China Clay Country;duMaurier

ST. AUSTELL PARISH

Life in the Parish

The Clay...

From the book "Vanishing Cornwall" by Daphne du Maurier, 1966 (Villages with + shown following are in St. Austell parish (actually, Treverbyn)) J. Mosman, OPC

.It was on this high plateau, encompassing White Moor and Hensbarrow Downs, eastward to Luxulyan and St. Austell, west to Goss Moor and Indian Queens, that one William Cookworthy, a Plymouth Quaker, founded the china-clay industry, absorbing into it many tin-workers in the district who through lack of work found themselves in distress.  Today the industry is the greatest in all Cornwall, and on July 26, 1966, received the Queen's Award.

"China clay," so Mr. Black's nineteenth century Guide informed its readers, "is a species of moist granite - that is, the rock once so firm and tenacious has been reducted by decomposition into a soft adhesive substance, not unlike mortar, and this, when purified from mica, schorl, or quartz, is admirably adapted for the manufacture of the best kinds of pottery.  It is identical with Chinese kaolin, or porcelain clay.  This is piled in stopes or layers, upon an inclined plane, and a stream of water is then directed over it, which carries with it the finer and purer portions, and deposits them in a large reservoir, while the coarser residuum is caught in pits placed at suitable intervals.  From the pans, where it is passed under the influence of a novel drying-machine, thoroughly relieved of moisture, properly packed up in barrels, and removed to the seaside for shipment."

The process is more elaborate now.  Mechanical excavators, hydraulic pumps, separators, refiners, all are employed in the various stages of turning kaolinized granite into solid clay, used for many purposes besides pottery, while the industrial area, roughly some twenty-five miles in circumference, is a world of its own, as sharply individual as the tin and copper districts in former centuries.  Bugle+, Stenalees+, Foxhole, Nanpean+, Treviscoe, St. Stephens in Brannel,St. Dennis, these were villages or scattered hamlets once, and have developed solely on account of china-clay, housing the majority of its workers.

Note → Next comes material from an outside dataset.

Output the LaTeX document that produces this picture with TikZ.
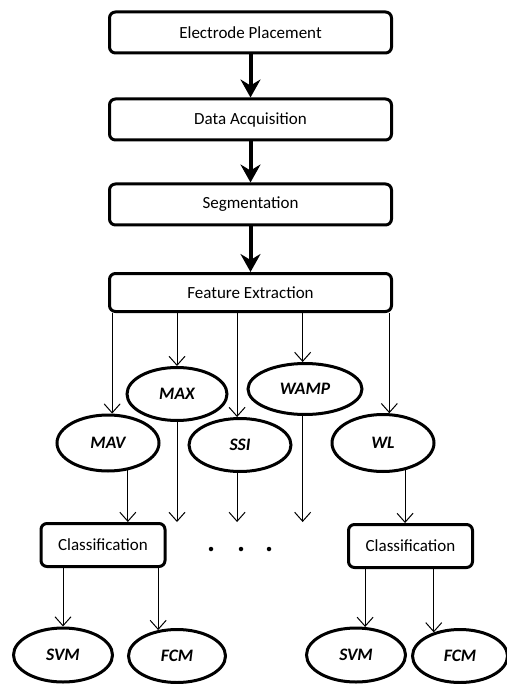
\documentclass[tikz,border=0pt]{standalone}
\usepackage{fontspec}
\setmainfont{Carlito}
\usetikzlibrary{shapes.geometric,arrows.meta}

\begin{document}
\begin{tikzpicture}[x=1pt, y=1pt]
	\tikzstyle{stage} = [draw, line width=3pt, rounded corners=6pt, fill=white, minimum width=282pt, minimum height=41pt, inner sep=0pt, font=\fontsize{17}{20}\selectfont]
	\tikzstyle{cls} = [stage, minimum width=124pt, minimum height=43pt]
	\tikzstyle{feat} = [draw, ellipse, line width=3pt, fill=white, inner sep=0pt, minimum width=102pt, minimum height=54pt, font=\fontsize{17.5}{20}\selectfont\bfseries\itshape]
	\tikzstyle{flow} = [line width=4pt, -{Stealth[length=18pt, width=20pt, inset=6pt]}]
	\tikzstyle{link} = [line width=1pt, -{Straight Barb[length=9pt, width=16pt, line width=1pt]}]
	\tikzstyle{dot} = [circle, fill=black, minimum size=4.5pt, inner sep=0pt]
	\useasboundingbox (0,0) rectangle (506,-684);
	% main steps
	\node[stage] (ep) at (250.5, -32.5) {Electrode Placement};
	\node[stage] (da) at (250.5, -119.5) {Data Acquisition};
	\node[stage] (seg) at (250.5, -204.5) {Segmentation};
	\node[stage, minimum height=38pt] (fe) at (250.5, -292.5) {Feature Extraction};
	% features
	\node[feat, minimum height=56pt] (mav) at (108, -443) {MAV};
	\node[feat, minimum width=100pt, minimum height=53pt] (max) at (177, -394) {MAX};
	\node[feat, minimum height=53pt] (ssi) at (240, -445) {SSI};
	\node[feat, minimum width=114pt, minimum height=51pt] (wamp) at (305, -389) {WAMP};
	\node[feat, minimum height=57pt] (wl) at (383, -443) {WL};
	% classifiers
	\node[cls] (cls1) at (103, -545) {Classification};
	\node[cls] (cls2) at (410.5, -546) {Classification};
	\node[feat, minimum width=99pt] (svm1) at (63, -655) {SVM};
	\node[feat, minimum width=97pt, minimum height=53pt] (fcm1) at (177, -656) {FCM};
	\node[feat, minimum width=99pt] (svm2) at (356, -655) {SVM};
	\node[feat, minimum width=95pt, minimum height=53pt] (fcm2) at (460, -656) {FCM};
	\node[dot] (d1) at (211, -549) {};
	\node[dot] (d2) at (241, -549) {};
	\node[dot] (d3) at (269, -549) {};
	\coordinate (maxend) at (max.south |- cls1.north);
	\coordinate (ssiend) at (ssi.-96 |- cls1.north);
	\coordinate (wampend) at (wamp.-95 |- cls1.north);
	% edges
	\draw[flow] (ep)--(da);
	\draw[flow] (da)--(seg);
	\draw[flow] (seg)--(fe);
	\draw[link] (fe.south -| mav.82)--(mav.82);
	\draw[link] (fe.south -| max.north)--(max.north);
	\draw[link] (fe.south -| ssi.96)--(ssi.96);
	\draw[link] (fe.south -| wamp.95)--(wamp.95);
	\draw[link] (fe.south -| wl.78)--(wl.78);
	\draw[link] (mav.-54)--(mav.-54 |- cls1.north);
	\draw[link] (max.south)--(maxend);
	\draw[link] (ssi.-96)--(ssiend);
	\draw[link] (wamp.-95)--(wampend);
	\draw[link] (wl.-51)--(wl.-51 |- cls2.north);
	\draw[link] (cls1.south -| svm1.north)--(svm1.north);
	\draw[link] (cls1.south -| fcm1.126)--(fcm1.126);
	\draw[link] (cls2.south -| svm2.72)--(svm2.72);
	\draw[link] (cls2.south -| fcm2.138)--(fcm2.138);
\end{tikzpicture}
\end{document}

The men are specialists, brought up to clay from birth, second and third generation, and, like the tinners before them, have the same sense of solidarity.  Clay derives from rock, from granite, just as tin does, and no matter what methods are used today, what mechanical or electric power, these men have in their blood and bones the spirit of the old tinners who struck and pounded granite long before them.  It is their clay, their industry; disputes between management and men are few, almost negligible, the associated companies known as English China Clays giving a splendid example to other industrial teams.

The interest to the layman, though, and to the casual wanderer who finds himself by chance or intention in the china-clay country, is the strange, almost fantastic beauty of the landscape, where spoil-heaps of waste matter shaped like pyramids point to the sky, great quarries formed about their base descending into pits filled with water, icy green like artic pools.  The pyramids are generally highest, and the pools deepest, on land which is no longer used; the spoil-heaps sprout grass-seed, even gorse, upon the pumice-stone quality of their surface, and the water in the pits, deeper far than Dozmare*, is there because the clay has been sucked off and work begun again on virgin ground.

These clay-heaps, with their attendant lakes and disused quarries, have the same grandeur as tin mines in decay but in a wilder and more magical sense, for they are not sentinels of stone or brick constructed to house engines, but mountains formed out of the rocky soil itself, and the pools, man-made, are augmented by water seeping from underground sources and by the winter rains.  Sites in full production may work close at hand, cranes swing wide, trolley-buckets climb to the summit of a waste-heap, looking at a distance as small as a child's toy, before unloading and returning to base, lorries pass in and out of entrances to the road, the precincts barred by wire and DANGER notices;  but the discarded pyramids and pools seem as remote from the industry near by as any lonely tor upon the moors.

Wild flowers straggle across the waste, seeds flourish into nameless plants, wandering birds from the moorland skim the lakes or dabble at the water's edge.  Seagulls, flying inland, hover above the surface.   There is nothing ugly here.  Cornishmen are wresting a living from the granite as they have done through countless generations, leaving nature to deal in her own fashion with forgotten ground, which, being prodigal of hand, she has done with a lavish and careless grace. 

 

* Dozmare Pool is a lake a mile in circumference, only five feet deep, but which the people in old days believed bottomless,  in which Bedivere was to have thrown the sword Excalibur, seized in mid-lake by a thrice-waving hand which fastened upon the hilt and then withdrew to unplumbed depths.   It is between Temple and Twelve Men's Moor.